Examples of External Failure Costs:
- Processing customer complaints
- Customer returns
- Product recalls
How to calculate the Cost of Quality?
CoGQ = PC + AC
CoPQ = IFC + EFC
COQ = COGQ + COPQ
COQ = (PC + AC) + (IFC + EFC)
COQ = Cost of Quality
COGQ = Cost of Good Quality
COPQ = Cost of Poor Quality
PC = Prevention Cost
AC = Appraisal Cost
IFC = Internal Failure Cost
EFC = External Failure Cost
However, many of the costs of quality are hidden in the garment sector and difficult to identify by formal measurement systems.
A typical iceberg model can be used to illustrate this matter. Only a minority of the costs of quality appears above the surface of the water. But there is a huge potential for reducing costs under the water.
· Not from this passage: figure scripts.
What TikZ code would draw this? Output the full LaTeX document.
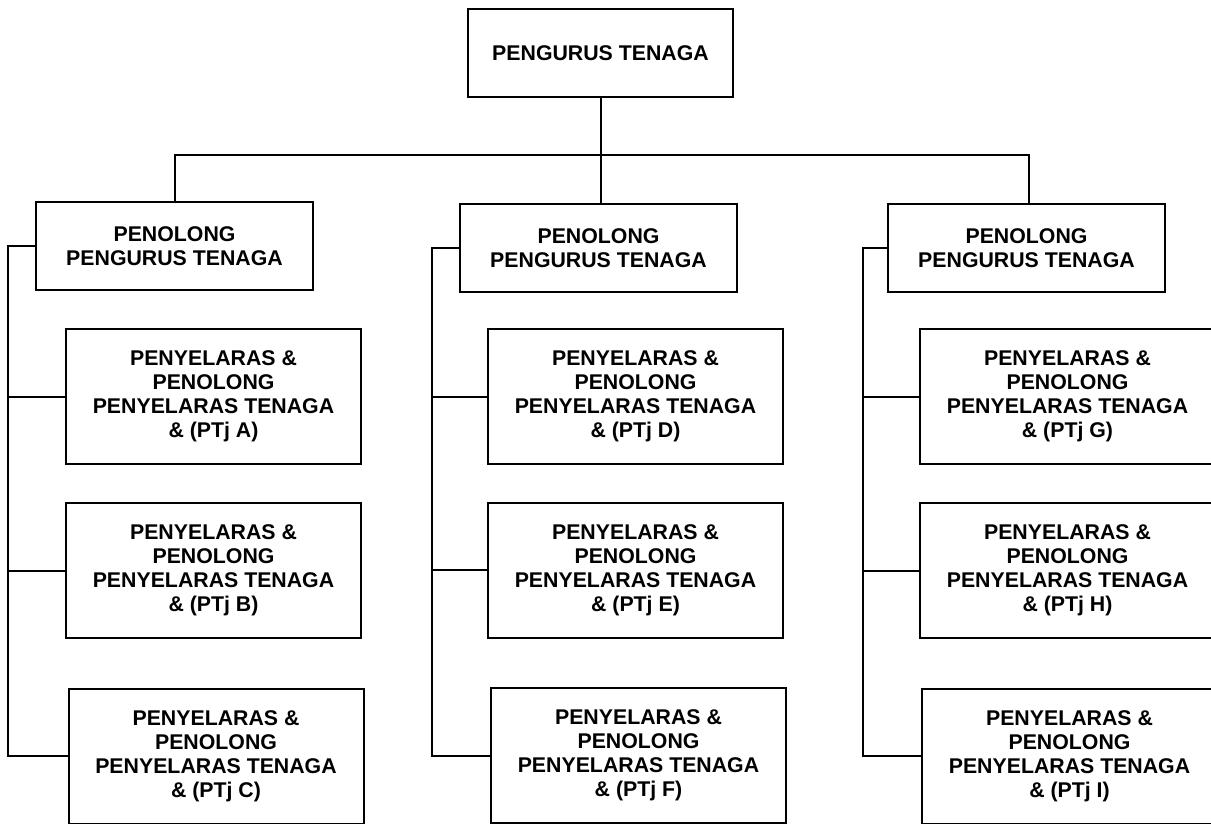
\documentclass[tikz,border=0pt]{standalone}
\usepackage{fontspec}
\setmainfont{Liberation Sans}
\usepackage{tikz}
\usetikzlibrary{calc}
\usetikzlibrary{positioning}

\begin{document}
\begin{tikzpicture}[x=1pt,y=-1pt,-,line width=2pt]
 	\tikzstyle{box}=[draw, rectangle, align=center, inner sep=0pt, font=\bfseries\fontsize{21.3}{24}\selectfont]
 	\tikzstyle{ketua}=[box, minimum width=265pt, minimum height=88pt]
 	\tikzstyle{penolong}=[box, minimum width=277pt, minimum height=88pt]
 	\tikzstyle{selaras}=[box, minimum width=295pt, minimum height=135pt]
	\useasboundingbox (0,0) rectangle (1211,824);

		\node[ketua] (PT) at (600.5,53) {PENGURUS TENAGA};
		\node[penolong] (P1) at (174.5,246) {PENOLONG\\PENGURUS TENAGA};
		\node[penolong] (P2) at (598.5,248) {PENOLONG\\PENGURUS TENAGA};
		\node[penolong] (P3) at (1026.5,248) {PENOLONG\\PENGURUS TENAGA};

		\node[selaras] (A) at (213.5,396.5) {PENYELARAS \&\\PENOLONG\\PENYELARAS TENAGA\\\& (PTj A)};
		\node[selaras] (B) at (213.5,570.5) {PENYELARAS \&\\PENOLONG\\PENYELARAS TENAGA\\\& (PTj B)};
		\node[selaras] (C) at (216,756) {PENYELARAS \&\\PENOLONG\\PENYELARAS TENAGA\\\& (PTj C)};
		\node[selaras] (D) at (635.5,396.5) {PENYELARAS \&\\PENOLONG\\PENYELARAS TENAGA\\\& (PTj D)};
		\node[selaras] (E) at (635.5,570) {PENYELARAS \&\\PENOLONG\\PENYELARAS TENAGA\\\& (PTj E)};
		\node[selaras] (F) at (638.5,755.5) {PENYELARAS \&\\PENOLONG\\PENYELARAS TENAGA\\\& (PTj F)};
		\node[selaras] (G) at (1067.5,396.5) {PENYELARAS \&\\PENOLONG\\PENYELARAS TENAGA\\\& (PTj G)};
		\node[selaras] (H) at (1067.5,570.5) {PENYELARAS \&\\PENOLONG\\PENYELARAS TENAGA\\\& (PTj H)};
		\node[selaras] (I) at (1069.5,756) {PENYELARAS \&\\PENOLONG\\PENYELARAS TENAGA\\\& (PTj I)};

		\coordinate (bus) at (600,155);
		\coordinate (busA) at (8,0);
		\coordinate (busB) at (432,0);
		\coordinate (busC) at (863,0);

		\draw (PT.south) -- (PT.south |- P2.north);
		\draw (P1.north) -- (P1.north |- bus) -- ($(P3.north |- bus)+(2.5,0)$) -- ($(P3.north)+(2.5,0)$);

			\foreach \p/\b/\k in {P1/busA/C, P2/busB/F, P3/busC/I}{
				\draw (\p.west) -- (\p.west -| \b) -- (\k.west -| \b) -- (\k.west);
				}
			\foreach \k/\b in {A/busA, B/busA, D/busB, E/busB, G/busC, H/busC}{
				\draw (\k.west) -- (\k.west -| \b);
				}
\end{tikzpicture}
\end{document}
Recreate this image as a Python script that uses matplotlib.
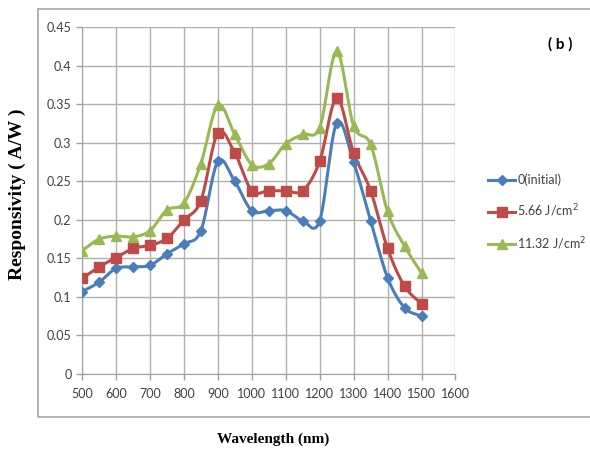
import matplotlib
matplotlib.use("Agg")
import matplotlib.pyplot as plt
import numpy as np
from matplotlib.patches import Rectangle

# wavelength (nm)
wavelength = [500, 550, 600, 650, 700, 750, 800, 850, 900, 950, 1000, 1050,
              1100, 1150, 1200, 1250, 1300, 1350, 1400, 1450, 1500]

# responsivity (A/W) for each dose
resp_initial = [0.107, 0.119, 0.137, 0.139, 0.141, 0.156, 0.169, 0.186, 0.276,
                0.250, 0.212, 0.212, 0.212, 0.199, 0.199, 0.326, 0.275, 0.199,
                0.125, 0.086, 0.075]
resp_566 = [0.124, 0.139, 0.151, 0.163, 0.167, 0.176, 0.200, 0.225, 0.313,
            0.287, 0.238, 0.238, 0.238, 0.238, 0.276, 0.358, 0.287, 0.238,
            0.163, 0.114, 0.091]
resp_1132 = [0.160, 0.175, 0.179, 0.178, 0.186, 0.213, 0.222, 0.273, 0.349,
             0.311, 0.272, 0.273, 0.299, 0.311, 0.320, 0.419, 0.322, 0.298,
             0.211, 0.166, 0.131]

labels = ["0(initial)", "5.66 J/cm$^2$", "11.32 J/cm$^2$"]
x_ticks = [500, 600, 700, 800, 900, 1000, 1100, 1200, 1300, 1400, 1500, 1600]
y_ticks = [0, 0.05, 0.1, 0.15, 0.2, 0.25, 0.3, 0.35, 0.4, 0.45]
y_tick_labels = ["0", "0.05", "0.1", "0.15", "0.2", "0.25", "0.3", "0.35",
                 "0.4", "0.45"]


def smooth(x, y, n=12):
    """Catmull-Rom curve through the points, like Excel's smoothed lines."""
    x = np.asarray(x, float)
    y = np.asarray(y, float)
    px = np.concatenate([[2 * x[0] - x[1]], x, [2 * x[-1] - x[-2]]])
    py = np.concatenate([[2 * y[0] - y[1]], y, [2 * y[-1] - y[-2]]])
    t = np.linspace(0, 1, n, endpoint=False)
    xs, ys = [], []
    for i in range(1, len(px) - 2):
        for p, out in ((px, xs), (py, ys)):
            p0, p1, p2, p3 = p[i - 1], p[i], p[i + 1], p[i + 2]
            out.extend(0.5 * (2 * p1 + (-p0 + p2) * t
                              + (2 * p0 - 5 * p1 + 4 * p2 - p3) * t ** 2
                              + (-p0 + 3 * p1 - 3 * p2 + p3) * t ** 3))
    xs.append(x[-1])
    ys.append(y[-1])
    return xs, ys


plt.rcParams['font.family'] = ['Lato', 'DejaVu Sans']
fig = plt.figure(figsize=(5.9, 4.5), dpi=100)

# chart area border
fig.patches.append(Rectangle((0.064, 0.073), 1.0, 0.907, transform=fig.transFigure,
                             fill=False, edgecolor="#a6a6a6", linewidth=1.2))

ax = fig.add_axes([0.139, 0.169, 0.633, 0.770])

series = [
    (resp_initial, "#4a7ebb", "D", 5.5),
    (resp_566, "#be4b48", "s", 7),
    (resp_1132, "#98b954", "^", 7.5),
]
handles = []
for (vals, color, marker, ms), label in zip(series, labels):
    sx, sy = smooth(wavelength, vals)
    ax.plot(sx, sy, color=color, linewidth=2.2, zorder=3)
    ax.plot(wavelength, vals, linestyle="none", marker=marker, markersize=ms,
            color=color, zorder=4)
    h, = ax.plot([], [], color=color, linewidth=2.2, marker=marker,
                 markersize=ms, label=label)
    handles.append(h)

ax.set_xlim(500, 1600)
ax.set_ylim(0, 0.45)
ax.set_xticks(x_ticks)
ax.set_yticks(y_ticks)
ax.set_yticklabels(y_tick_labels)
ax.grid(True, color="#b0b0b0", linewidth=1.0)
ax.set_axisbelow(True)
for side in ("top", "right"):
    ax.spines[side].set_visible(False)
for side in ("left", "bottom"):
    ax.spines[side].set_color("#a0a0a0")
ax.tick_params(axis="both", colors="#a0a0a0", labelcolor="#404040",
               labelsize=9, length=4, width=1.0)
ax.tick_params(axis="x", pad=6)

ax.legend(handles=handles, loc="center left", bbox_to_anchor=(0.827, 0.527),
          bbox_transform=fig.transFigure, borderaxespad=0, borderpad=0,
          frameon=False, fontsize=9, handlelength=2.2, handletextpad=0.15,
          labelspacing=1.3, labelcolor="#404040")

fig.text(0.03, 0.569, "Responsivity ( A/W )", rotation=90, ha="center",
         va="center", family="Liberation Serif", weight="bold", fontsize=14)
fig.text(0.463, 0.023, "Wavelength (nm)", ha="center", va="center",
         family="Liberation Serif", weight="bold", fontsize=11)
fig.text(0.949, 0.902, "( b )", ha="center", va="center",
         weight="bold", fontsize=11)

fig.savefig("out.png", dpi=100)
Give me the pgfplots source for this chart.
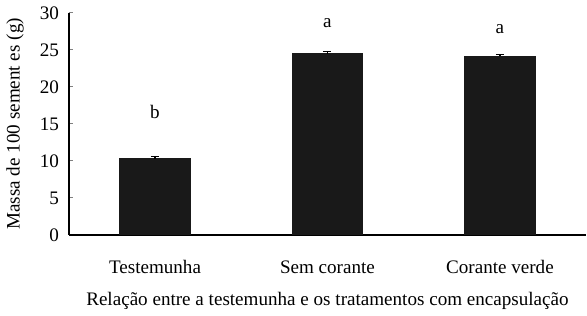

Identifying and improving these costs may significantly reduce the costs of doing the garment business.
A proper understanding of the cost of quality is vital for any organization to develop quality conformance as a useful strategic business tool that improves its product performance and the brand image. This is important in achieving the objectives of a successful organization and guides to identify improvement opportunities.
In today’s garment business environment of global competition, reduction of the total cost of quality strengthens one’s competitive position by focusing on the drivers of different key components of nonconformance. This facilitates survival and further growth of a garment company.
Undoubtedly, the reduction of cost of non-conformance in different unit operations is much more preferable in this sector to increase the volume of sales turnover, especially in a competitive market or in an environment of recession.